━━ DATA FOR THE TASK ━━

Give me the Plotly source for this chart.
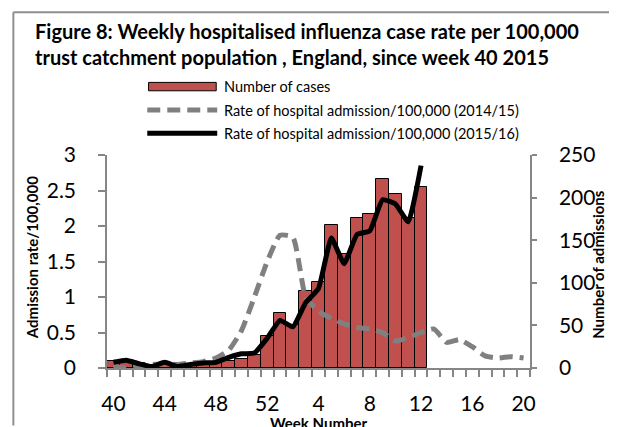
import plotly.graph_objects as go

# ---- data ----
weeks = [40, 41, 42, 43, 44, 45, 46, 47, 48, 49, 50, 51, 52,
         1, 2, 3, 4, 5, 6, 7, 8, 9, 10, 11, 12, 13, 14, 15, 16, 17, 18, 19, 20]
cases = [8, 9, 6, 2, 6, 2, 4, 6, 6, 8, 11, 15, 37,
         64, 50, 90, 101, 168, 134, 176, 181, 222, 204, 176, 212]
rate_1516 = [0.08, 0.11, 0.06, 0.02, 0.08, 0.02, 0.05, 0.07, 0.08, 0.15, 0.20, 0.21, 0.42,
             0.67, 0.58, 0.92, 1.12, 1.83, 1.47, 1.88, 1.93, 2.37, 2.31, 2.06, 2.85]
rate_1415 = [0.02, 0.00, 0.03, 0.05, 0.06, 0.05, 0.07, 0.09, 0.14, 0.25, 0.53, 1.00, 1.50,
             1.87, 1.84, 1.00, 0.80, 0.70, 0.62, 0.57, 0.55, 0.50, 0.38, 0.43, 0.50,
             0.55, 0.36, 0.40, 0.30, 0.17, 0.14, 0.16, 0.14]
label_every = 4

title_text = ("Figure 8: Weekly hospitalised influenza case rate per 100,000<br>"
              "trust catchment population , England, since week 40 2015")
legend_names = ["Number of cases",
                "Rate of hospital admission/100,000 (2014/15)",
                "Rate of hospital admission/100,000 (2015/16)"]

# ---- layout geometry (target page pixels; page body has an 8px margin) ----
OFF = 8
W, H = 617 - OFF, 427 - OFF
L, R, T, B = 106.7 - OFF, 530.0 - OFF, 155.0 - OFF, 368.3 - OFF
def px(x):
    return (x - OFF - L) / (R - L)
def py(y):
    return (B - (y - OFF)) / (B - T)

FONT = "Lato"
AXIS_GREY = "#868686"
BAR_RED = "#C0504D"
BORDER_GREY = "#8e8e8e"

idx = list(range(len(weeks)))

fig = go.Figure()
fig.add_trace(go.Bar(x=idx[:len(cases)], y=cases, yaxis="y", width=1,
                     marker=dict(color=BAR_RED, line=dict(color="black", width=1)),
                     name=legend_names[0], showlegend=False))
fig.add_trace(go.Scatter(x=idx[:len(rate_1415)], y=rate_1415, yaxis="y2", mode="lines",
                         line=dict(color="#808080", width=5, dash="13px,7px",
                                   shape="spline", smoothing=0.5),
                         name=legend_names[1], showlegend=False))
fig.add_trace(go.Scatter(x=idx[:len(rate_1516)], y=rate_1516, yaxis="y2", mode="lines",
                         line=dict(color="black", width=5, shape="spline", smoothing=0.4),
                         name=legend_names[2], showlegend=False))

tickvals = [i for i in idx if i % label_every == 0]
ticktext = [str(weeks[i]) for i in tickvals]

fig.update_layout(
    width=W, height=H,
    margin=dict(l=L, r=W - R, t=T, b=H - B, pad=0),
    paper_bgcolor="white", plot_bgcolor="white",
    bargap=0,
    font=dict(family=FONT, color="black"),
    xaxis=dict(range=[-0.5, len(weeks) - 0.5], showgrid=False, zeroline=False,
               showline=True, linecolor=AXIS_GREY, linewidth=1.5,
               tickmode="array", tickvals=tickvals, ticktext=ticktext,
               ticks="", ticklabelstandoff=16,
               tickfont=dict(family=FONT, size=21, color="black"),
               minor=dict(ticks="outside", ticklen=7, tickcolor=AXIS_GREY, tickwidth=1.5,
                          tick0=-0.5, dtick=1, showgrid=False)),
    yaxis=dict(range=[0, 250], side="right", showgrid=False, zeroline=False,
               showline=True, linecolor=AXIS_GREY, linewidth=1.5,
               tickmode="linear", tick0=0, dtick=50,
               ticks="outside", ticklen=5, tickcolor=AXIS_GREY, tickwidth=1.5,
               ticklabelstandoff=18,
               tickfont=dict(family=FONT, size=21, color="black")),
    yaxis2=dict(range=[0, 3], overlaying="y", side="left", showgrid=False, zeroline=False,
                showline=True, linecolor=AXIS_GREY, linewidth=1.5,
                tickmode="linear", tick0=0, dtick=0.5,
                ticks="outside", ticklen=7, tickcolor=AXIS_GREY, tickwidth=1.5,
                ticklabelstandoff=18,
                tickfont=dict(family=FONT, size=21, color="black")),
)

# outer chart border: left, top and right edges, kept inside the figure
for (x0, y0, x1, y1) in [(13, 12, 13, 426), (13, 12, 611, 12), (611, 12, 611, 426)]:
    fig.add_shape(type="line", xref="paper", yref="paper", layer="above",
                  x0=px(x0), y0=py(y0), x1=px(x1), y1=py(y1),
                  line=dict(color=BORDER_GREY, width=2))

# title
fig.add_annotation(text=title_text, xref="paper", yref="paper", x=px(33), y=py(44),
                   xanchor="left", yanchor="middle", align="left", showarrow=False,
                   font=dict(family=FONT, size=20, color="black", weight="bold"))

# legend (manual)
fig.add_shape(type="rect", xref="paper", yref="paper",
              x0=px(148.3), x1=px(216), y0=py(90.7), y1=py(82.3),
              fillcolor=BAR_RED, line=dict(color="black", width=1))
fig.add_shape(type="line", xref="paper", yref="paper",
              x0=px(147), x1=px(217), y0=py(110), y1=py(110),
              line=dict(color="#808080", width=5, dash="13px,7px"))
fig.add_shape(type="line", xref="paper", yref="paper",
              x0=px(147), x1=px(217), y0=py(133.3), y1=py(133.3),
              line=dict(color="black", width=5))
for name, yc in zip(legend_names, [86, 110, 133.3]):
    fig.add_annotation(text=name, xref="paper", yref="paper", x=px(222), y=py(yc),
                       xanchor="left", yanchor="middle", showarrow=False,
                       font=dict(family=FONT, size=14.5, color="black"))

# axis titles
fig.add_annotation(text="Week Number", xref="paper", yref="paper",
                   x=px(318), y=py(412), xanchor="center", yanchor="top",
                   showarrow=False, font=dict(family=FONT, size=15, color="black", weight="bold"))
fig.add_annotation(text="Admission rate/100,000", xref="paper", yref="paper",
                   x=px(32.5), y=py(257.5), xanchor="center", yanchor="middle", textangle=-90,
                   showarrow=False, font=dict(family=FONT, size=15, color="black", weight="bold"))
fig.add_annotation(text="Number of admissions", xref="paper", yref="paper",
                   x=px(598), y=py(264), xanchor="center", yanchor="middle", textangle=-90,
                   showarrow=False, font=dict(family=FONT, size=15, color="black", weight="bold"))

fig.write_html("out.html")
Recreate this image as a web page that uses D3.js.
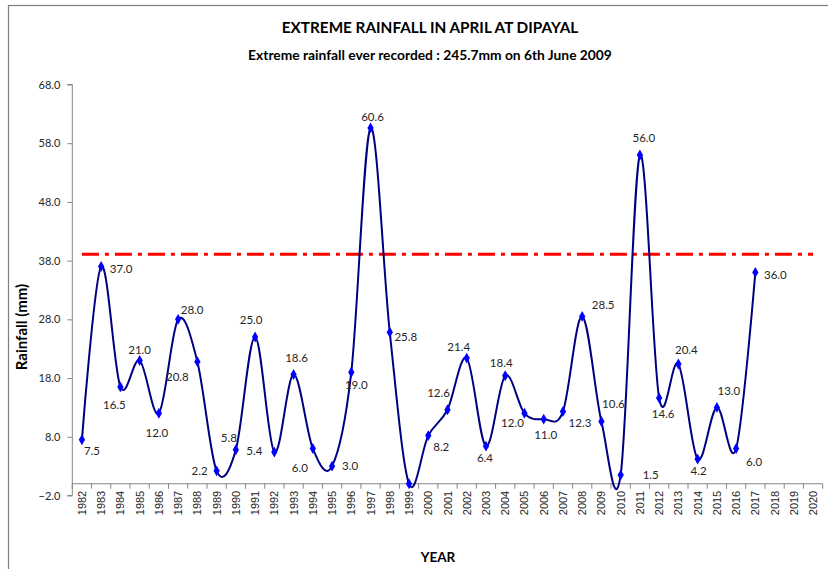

━━━

= GIVEN INSTRUCTION =
Omit every picture, then reproduce the rest of the listing exactly.

= WORKED ANSWER =
Give me the Plotly source for this chart.
import plotly.graph_objects as go

# ---- data ----
weeks = [40, 41, 42, 43, 44, 45, 46, 47, 48, 49, 50, 51, 52,
         1, 2, 3, 4, 5, 6, 7, 8, 9, 10, 11, 12, 13, 14, 15, 16, 17, 18, 19, 20]
cases = [8, 9, 6, 2, 6, 2, 4, 6, 6, 8, 11, 15, 37,
         64, 50, 90, 101, 168, 134, 176, 181, 222, 204, 176, 212]
rate_1516 = [0.08, 0.11, 0.06, 0.02, 0.08, 0.02, 0.05, 0.07, 0.08, 0.15, 0.20, 0.21, 0.42,
             0.67, 0.58, 0.92, 1.12, 1.83, 1.47, 1.88, 1.93, 2.37, 2.31, 2.06, 2.85]
rate_1415 = [0.02, 0.00, 0.03, 0.05, 0.06, 0.05, 0.07, 0.09, 0.14, 0.25, 0.53, 1.00, 1.50,
             1.87, 1.84, 1.00, 0.80, 0.70, 0.62, 0.57, 0.55, 0.50, 0.38, 0.43, 0.50,
             0.55, 0.36, 0.40, 0.30, 0.17, 0.14, 0.16, 0.14]
label_every = 4

title_text = ("Figure 8: Weekly hospitalised influenza case rate per 100,000<br>"
              "trust catchment population , England, since week 40 2015")
legend_names = ["Number of cases",
                "Rate of hospital admission/100,000 (2014/15)",
                "Rate of hospital admission/100,000 (2015/16)"]

# ---- layout geometry (target page pixels; page body has an 8px margin) ----
OFF = 8
W, H = 617 - OFF, 427 - OFF
L, R, T, B = 106.7 - OFF, 530.0 - OFF, 155.0 - OFF, 368.3 - OFF
def px(x):
    return (x - OFF - L) / (R - L)
def py(y):
    return (B - (y - OFF)) / (B - T)

FONT = "Lato"
AXIS_GREY = "#868686"
BAR_RED = "#C0504D"
BORDER_GREY = "#8e8e8e"

idx = list(range(len(weeks)))

fig = go.Figure()
fig.add_trace(go.Bar(x=idx[:len(cases)], y=cases, yaxis="y", width=1,
                     marker=dict(color=BAR_RED, line=dict(color="black", width=1)),
                     name=legend_names[0], showlegend=False))
fig.add_trace(go.Scatter(x=idx[:len(rate_1415)], y=rate_1415, yaxis="y2", mode="lines",
                         line=dict(color="#808080", width=5, dash="13px,7px",
                                   shape="spline", smoothing=0.5),
                         name=legend_names[1], showlegend=False))
fig.add_trace(go.Scatter(x=idx[:len(rate_1516)], y=rate_1516, yaxis="y2", mode="lines",
                         line=dict(color="black", width=5, shape="spline", smoothing=0.4),
                         name=legend_names[2], showlegend=False))

tickvals = [i for i in idx if i % label_every == 0]
ticktext = [str(weeks[i]) for i in tickvals]

fig.update_layout(
    width=W, height=H,
    margin=dict(l=L, r=W - R, t=T, b=H - B, pad=0),
    paper_bgcolor="white", plot_bgcolor="white",
    bargap=0,
    font=dict(family=FONT, color="black"),
    xaxis=dict(range=[-0.5, len(weeks) - 0.5], showgrid=False, zeroline=False,
               showline=True, linecolor=AXIS_GREY, linewidth=1.5,
               tickmode="array", tickvals=tickvals, ticktext=ticktext,
               ticks="", ticklabelstandoff=16,
               tickfont=dict(family=FONT, size=21, color="black"),
               minor=dict(ticks="outside", ticklen=7, tickcolor=AXIS_GREY, tickwidth=1.5,
                          tick0=-0.5, dtick=1, showgrid=False)),
    yaxis=dict(range=[0, 250], side="right", showgrid=False, zeroline=False,
               showline=True, linecolor=AXIS_GREY, linewidth=1.5,
               tickmode="linear", tick0=0, dtick=50,
               ticks="outside", ticklen=5, tickcolor=AXIS_GREY, tickwidth=1.5,
               ticklabelstandoff=18,
               tickfont=dict(family=FONT, size=21, color="black")),
    yaxis2=dict(range=[0, 3], overlaying="y", side="left", showgrid=False, zeroline=False,
                showline=True, linecolor=AXIS_GREY, linewidth=1.5,
                tickmode="linear", tick0=0, dtick=0.5,
                ticks="outside", ticklen=7, tickcolor=AXIS_GREY, tickwidth=1.5,
                ticklabelstandoff=18,
                tickfont=dict(family=FONT, size=21, color="black")),
)

# outer chart border: left, top and right edges, kept inside the figure
for (x0, y0, x1, y1) in [(13, 12, 13, 426), (13, 12, 611, 12), (611, 12, 611, 426)]:
    fig.add_shape(type="line", xref="paper", yref="paper", layer="above",
                  x0=px(x0), y0=py(y0), x1=px(x1), y1=py(y1),
                  line=dict(color=BORDER_GREY, width=2))

# title
fig.add_annotation(text=title_text, xref="paper", yref="paper", x=px(33), y=py(44),
                   xanchor="left", yanchor="middle", align="left", showarrow=False,
                   font=dict(family=FONT, size=20, color="black", weight="bold"))

# legend (manual)
fig.add_shape(type="rect", xref="paper", yref="paper",
              x0=px(148.3), x1=px(216), y0=py(90.7), y1=py(82.3),
              fillcolor=BAR_RED, line=dict(color="black", width=1))
fig.add_shape(type="line", xref="paper", yref="paper",
              x0=px(147), x1=px(217), y0=py(110), y1=py(110),
              line=dict(color="#808080", width=5, dash="13px,7px"))
fig.add_shape(type="line", xref="paper", yref="paper",
              x0=px(147), x1=px(217), y0=py(133.3), y1=py(133.3),
              line=dict(color="black", width=5))
for name, yc in zip(legend_names, [86, 110, 133.3]):
    fig.add_annotation(text=name, xref="paper", yref="paper", x=px(222), y=py(yc),
                       xanchor="left", yanchor="middle", showarrow=False,
                       font=dict(family=FONT, size=14.5, color="black"))

# axis titles
fig.add_annotation(text="Week Number", xref="paper", yref="paper",
                   x=px(318), y=py(412), xanchor="center", yanchor="top",
                   showarrow=False, font=dict(family=FONT, size=15, color="black", weight="bold"))
fig.add_annotation(text="Admission rate/100,000", xref="paper", yref="paper",
                   x=px(32.5), y=py(257.5), xanchor="center", yanchor="middle", textangle=-90,
                   showarrow=False, font=dict(family=FONT, size=15, color="black", weight="bold"))
fig.add_annotation(text="Number of admissions", xref="paper", yref="paper",
                   x=px(598), y=py(264), xanchor="center", yanchor="middle", textangle=-90,
                   showarrow=False, font=dict(family=FONT, size=15, color="black", weight="bold"))

fig.write_html("out.html")
Recreate this image as a web page that uses D3.js.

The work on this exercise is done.